Friday, February 24, 2012

Warp Review: A Downloadable Puzzler That's Equal Parts Bloody And Brilliant



Your story begins with you looking through the eyes of a creature as it's being carted through a laboratory by ominous looking scientists and military-types. An antiseptic white dominates the color palette to a point where you can almost smell the disinfectant. Once the camera zooms out, you discover that your avatar is a semi-transparent alien whose cute features are more Monsters, Inc. than menacing. Why are there so many armed guards for something so cute? Well, that question is quickly answered after you warp inside the body of a scientist and proceed to blow it into a heap of bloody chunks. 

Warp is a downloadable title that continues the tradition of last year's Catherine as puzzlers wrapped in the guise of an M-rated story. Your goal is to guide your extraterrestrial out of the laboratory by any means necessary. While your powers start off with the simple ability to warp through walls, you'll quickly gain the prowess to do more complex maneuvers like hurling objects via telekinesis and creating ethereal copies of yourself. This wide array of tactical options opens up the challenges, and allow you to navigate the environment as you see fit. Say you have to cross a room filled with barrels, passive scientists, and armed guards. You're presented with the choice of either warping through the room from scientist to scientist, hurling a barrel to cause a distraction, or just go all Scanners on the room and murder everyone in sight. Warp is truly a game built for stealthy pacifists, homicidal maniacs, and everyone in-between.

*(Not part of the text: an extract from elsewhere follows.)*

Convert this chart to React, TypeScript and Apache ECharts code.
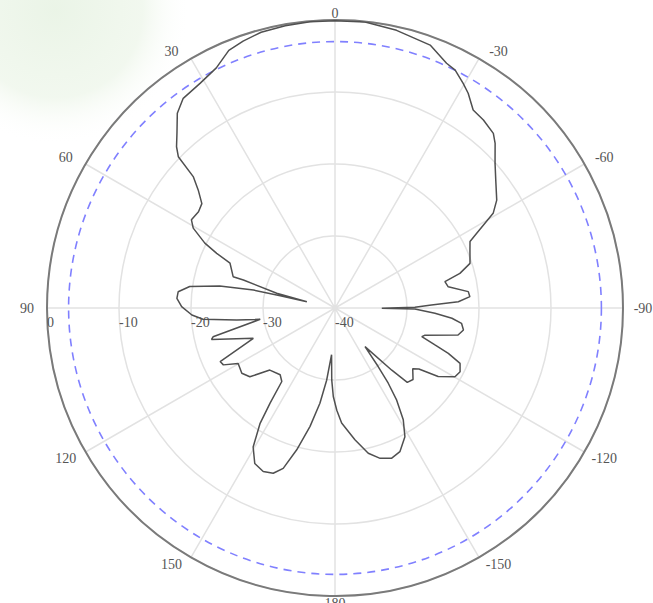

The developers give you the perfect amount of time to learn and master an ability before introducing a new one. They seem to take a page from the screenwriter's bible by showing us how to use new mechanics, and not telling us. For example, when booby-trapped tiles are introduced, the game doesn't pause and direct us to menu screen indicating what this different colored flooring is capable of. Instead, the player remains in total control as they witness a rat crawling over the tile and being blown to bits. Too many games nowadays rely on lengthy tutorials that grind the flow of the experience to a halt, so it's refreshing to see Warp's approach to teaching the player how its world works. By the end, after the player has mastered these tools, the solutions to puzzles then open up and allow one to navigate the environment and solve the puzzles in whichever way they are most comfortable. 

While there's a lot of charm in the animated gestures of your alien creature, the world tends to look fairly drab. Other editors who watch the game in passing mention that the government facility where Warp takes place resembles a mix of Final Fantasy VII's Shinra Building and Metal Gear Solid's Shadow Moses. I'm partial to the latter comparison, as the isometric camera and individual challenges oftentimes play out like one of MGS's VR Missions. Thankfully the uninspired locales of Warp get overshadowed by the fantastic online components. Although Warp is single-player in theory, it incorporates a stat-tracking system that creates a communal element to the experience. It keeps track of a plethora of statistics -- from distance warped to soldiers being blown up. Each time you hit a milestone in one of these categories, you're notified of your accomplishment and told where you rank in these categories in comparison to players on your friends list. This creates a sort of indirect competition that calls back to games like Geometry Wars: Retro Evolved 2, and something that other online games should really take note of.

There's one feature omitted from Warp that completely baffles me: I'm in no way hearing-impaired, but the lack of subtitles in 2012 is frankly unacceptable. I'm sure I speak for a lot of gamers when I say that it's impossible for me to always play games in a soundproof bubble, so I often find myself turning on subtitles and reading the dialogue as opposed to listening to it. While this may be a minor inconvenience to some, it ended up really eating away at me as the game went on. Slightly more problematic is the fact that Warp has a frustrating spike in difficulty during the final act. There are a few puzzles and a boss encounter that quickly surpass challenging and become obliquely frustrating moments that you'll undoubtedly have to retry a few dozen times before even realizing just what the hell the game wants you to do. It's an odd side effect of the multiple solutions approach that I praised earlier -- where trying everything you know does almost nothing and ends up frustrating you instead.

The slight stumble near the finish line doesn't change the fact that Warp is a fantastic puzzler that any fan of the genre should experience. Though the main campaign can be completed in only a handful of hours, the wealth of secrets hidden throughout the complex make a second playthrough something that people are going to definitely want to participate in. There're also a handful of challenge rooms complete with leader boards that will surely be competitive arenas for fans of the Warp. Couple this with an open-ended approach to circumventing obstacles, and you're left with fantastic action-puzzler that begs to be played again and again.